* Dataset excerpt
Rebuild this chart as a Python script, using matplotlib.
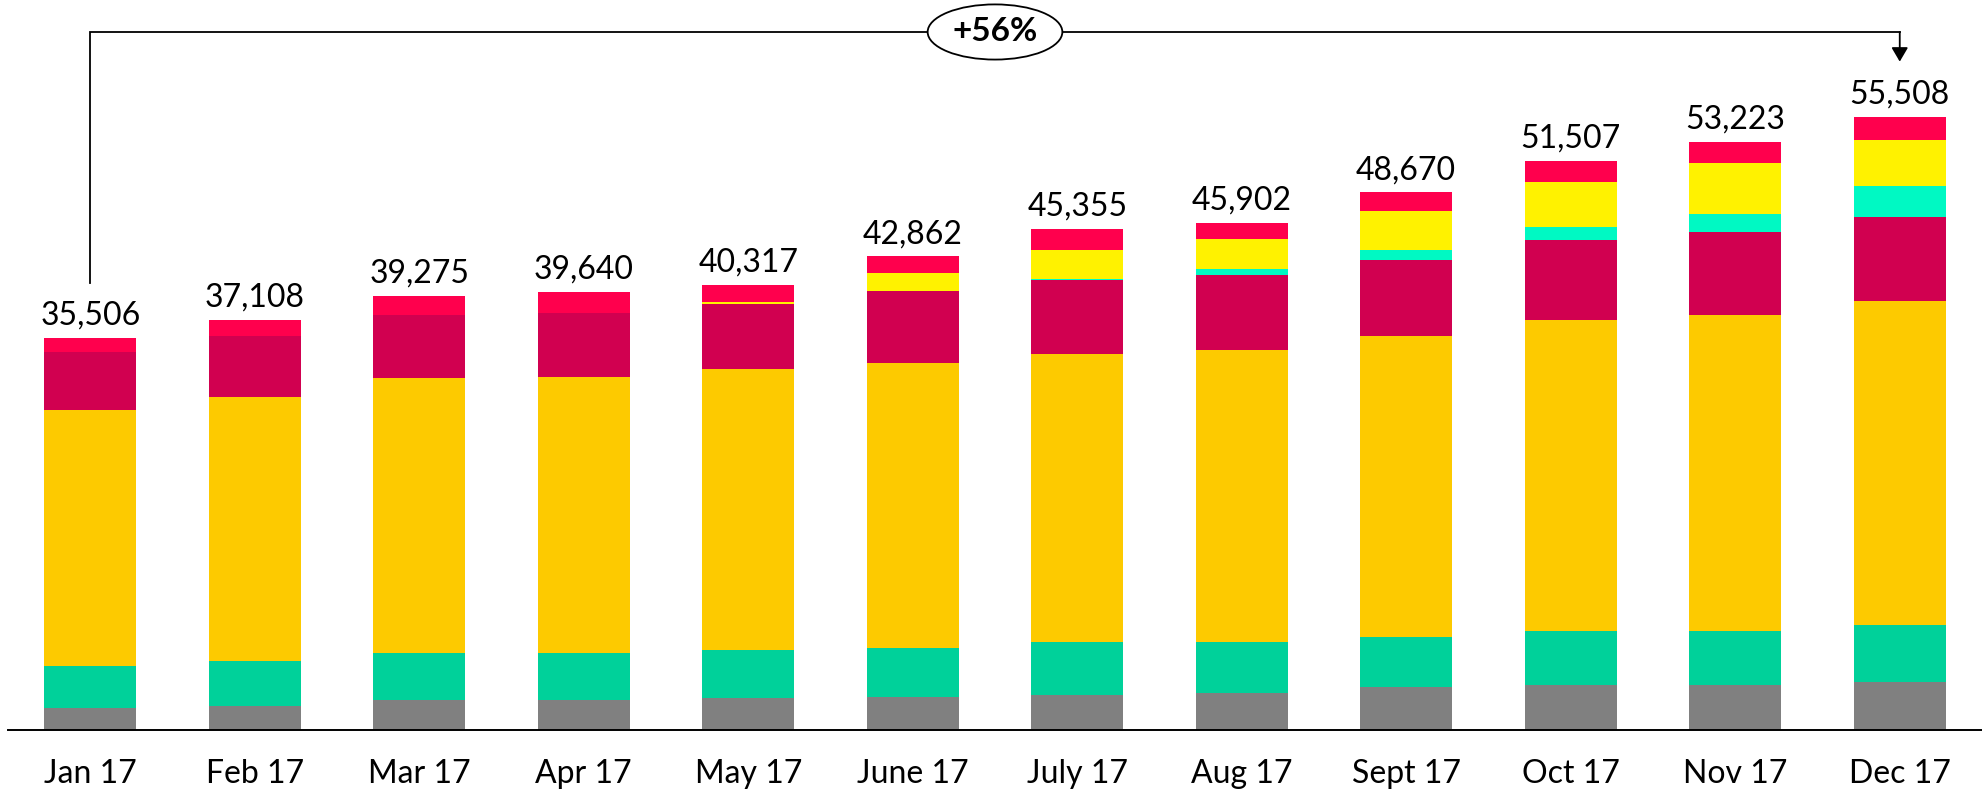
import numpy as np
import matplotlib
matplotlib.use("Agg")
import matplotlib.pyplot as plt

plt.rcParams["font.family"] = ["Lato", "DejaVu Sans"]

months = ["Jan 17", "Feb 17", "Mar 17", "Apr 17", "May 17", "June 17",
          "July 17", "Aug 17", "Sept 17", "Oct 17", "Nov 17", "Dec 17"]
totals = [35506, 37108, 39275, 39640, 40317, 42862,
          45355, 45902, 48670, 51507, 53223, 55508]

# segments, bottom to top
gray    = [2020, 2200, 2715, 2715, 2923, 2987, 3168, 3349, 3919, 4100, 4100, 4371]
green   = [3800, 4045, 4254, 4254, 4317, 4435, 4797, 4616, 4498, 4860, 4860, 5131]
orange  = [23170, 23895, 24884, 24979, 25474, 25756, 26078, 26443, 27220, 28157, 28606, 29353]
crimson = [5250, 5520, 5702, 5792, 5883, 6516, 6697, 6788, 6878, 7240, 7512, 7602]
teal    = [0, 0, 0, 0, 0, 0, 90, 543, 905, 1177, 1629, 2806]
yellow  = [0, 0, 0, 0, 181, 1629, 2625, 2715, 3530, 4073, 4616, 4163]
red     = [1266, 1448, 1720, 1900, 1539, 1539, 1900, 1448, 1720, 1900, 1900, 2082]

growth_label = "+56%"

series = [
    (gray,    "#808080"),
    (green,   "#00D19A"),
    (orange,  "#FDCA00"),
    (crimson, "#D10050"),
    (teal,    "#00F9C3"),
    (yellow,  "#FFF200"),
    (red,     "#FF004D"),
]

W, H = 1982, 793
fig = plt.figure(figsize=(W / 100, H / 100), dpi=100)
ax = fig.add_axes([8 / W, 63 / H, 1974 / W, 730 / H])

x = np.arange(len(months))
bottom = np.zeros(len(months))
for vals, color in series:
    v = np.array(vals, dtype=float)
    ax.bar(x, v, width=0.56, bottom=bottom, color=color, linewidth=0)
    bottom += v

for xi, t in zip(x, totals):
    ax.text(xi, t + 1180, f"{t:,}", ha="center", va="baseline", fontsize=23)

ax.set_xlim(-0.5, 11.5)
ax.set_ylim(0, 66065)

# bracket from Jan to Dec
y_br = 63170
off = 4980
ax.plot([x[0], x[0], x[-1]], [totals[0] + off, y_br, y_br],
        color="black", linewidth=1.3, solid_joinstyle="miter")
ax.annotate("", xy=(x[-1], totals[-1] + off), xytext=(x[-1], y_br),
            arrowprops=dict(arrowstyle="-|>,head_length=0.85,head_width=0.5",
                            color="black", linewidth=1.3, shrinkA=0, shrinkB=0))
ax.text((x[0] + x[-1]) / 2, y_br, growth_label, ha="center", va="center",
        fontsize=24, fontweight="bold",
        bbox=dict(boxstyle="ellipse,pad=0.15", fc="white", ec="black", lw=1.3))

for s in ["top", "right", "left"]:
    ax.spines[s].set_visible(False)
ax.spines["bottom"].set_linewidth(1.4)
ax.set_yticks([])
ax.set_xticks(x)
ax.set_xticklabels(months, fontsize=23)
ax.tick_params(axis="x", length=0, pad=21)

fig.savefig("out.png", dpi=100)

* Written problem
Reproduce the material in its entirety and word for word, without the pictures.

* Solution
Rebuild this chart as a Python script, using matplotlib.
import numpy as np
import matplotlib
matplotlib.use("Agg")
import matplotlib.pyplot as plt

plt.rcParams["font.family"] = ["Lato", "DejaVu Sans"]

months = ["Jan 17", "Feb 17", "Mar 17", "Apr 17", "May 17", "June 17",
          "July 17", "Aug 17", "Sept 17", "Oct 17", "Nov 17", "Dec 17"]
totals = [35506, 37108, 39275, 39640, 40317, 42862,
          45355, 45902, 48670, 51507, 53223, 55508]

# segments, bottom to top
gray    = [2020, 2200, 2715, 2715, 2923, 2987, 3168, 3349, 3919, 4100, 4100, 4371]
green   = [3800, 4045, 4254, 4254, 4317, 4435, 4797, 4616, 4498, 4860, 4860, 5131]
orange  = [23170, 23895, 24884, 24979, 25474, 25756, 26078, 26443, 27220, 28157, 28606, 29353]
crimson = [5250, 5520, 5702, 5792, 5883, 6516, 6697, 6788, 6878, 7240, 7512, 7602]
teal    = [0, 0, 0, 0, 0, 0, 90, 543, 905, 1177, 1629, 2806]
yellow  = [0, 0, 0, 0, 181, 1629, 2625, 2715, 3530, 4073, 4616, 4163]
red     = [1266, 1448, 1720, 1900, 1539, 1539, 1900, 1448, 1720, 1900, 1900, 2082]

growth_label = "+56%"

series = [
    (gray,    "#808080"),
    (green,   "#00D19A"),
    (orange,  "#FDCA00"),
    (crimson, "#D10050"),
    (teal,    "#00F9C3"),
    (yellow,  "#FFF200"),
    (red,     "#FF004D"),
]

W, H = 1982, 793
fig = plt.figure(figsize=(W / 100, H / 100), dpi=100)
ax = fig.add_axes([8 / W, 63 / H, 1974 / W, 730 / H])

x = np.arange(len(months))
bottom = np.zeros(len(months))
for vals, color in series:
    v = np.array(vals, dtype=float)
    ax.bar(x, v, width=0.56, bottom=bottom, color=color, linewidth=0)
    bottom += v

for xi, t in zip(x, totals):
    ax.text(xi, t + 1180, f"{t:,}", ha="center", va="baseline", fontsize=23)

ax.set_xlim(-0.5, 11.5)
ax.set_ylim(0, 66065)

# bracket from Jan to Dec
y_br = 63170
off = 4980
ax.plot([x[0], x[0], x[-1]], [totals[0] + off, y_br, y_br],
        color="black", linewidth=1.3, solid_joinstyle="miter")
ax.annotate("", xy=(x[-1], totals[-1] + off), xytext=(x[-1], y_br),
            arrowprops=dict(arrowstyle="-|>,head_length=0.85,head_width=0.5",
                            color="black", linewidth=1.3, shrinkA=0, shrinkB=0))
ax.text((x[0] + x[-1]) / 2, y_br, growth_label, ha="center", va="center",
        fontsize=24, fontweight="bold",
        bbox=dict(boxstyle="ellipse,pad=0.15", fc="white", ec="black", lw=1.3))

for s in ["top", "right", "left"]:
    ax.spines[s].set_visible(False)
ax.spines["bottom"].set_linewidth(1.4)
ax.set_yticks([])
ax.set_xticks(x)
ax.set_xticklabels(months, fontsize=23)
ax.tick_params(axis="x", length=0, pad=21)

fig.savefig("out.png", dpi=100)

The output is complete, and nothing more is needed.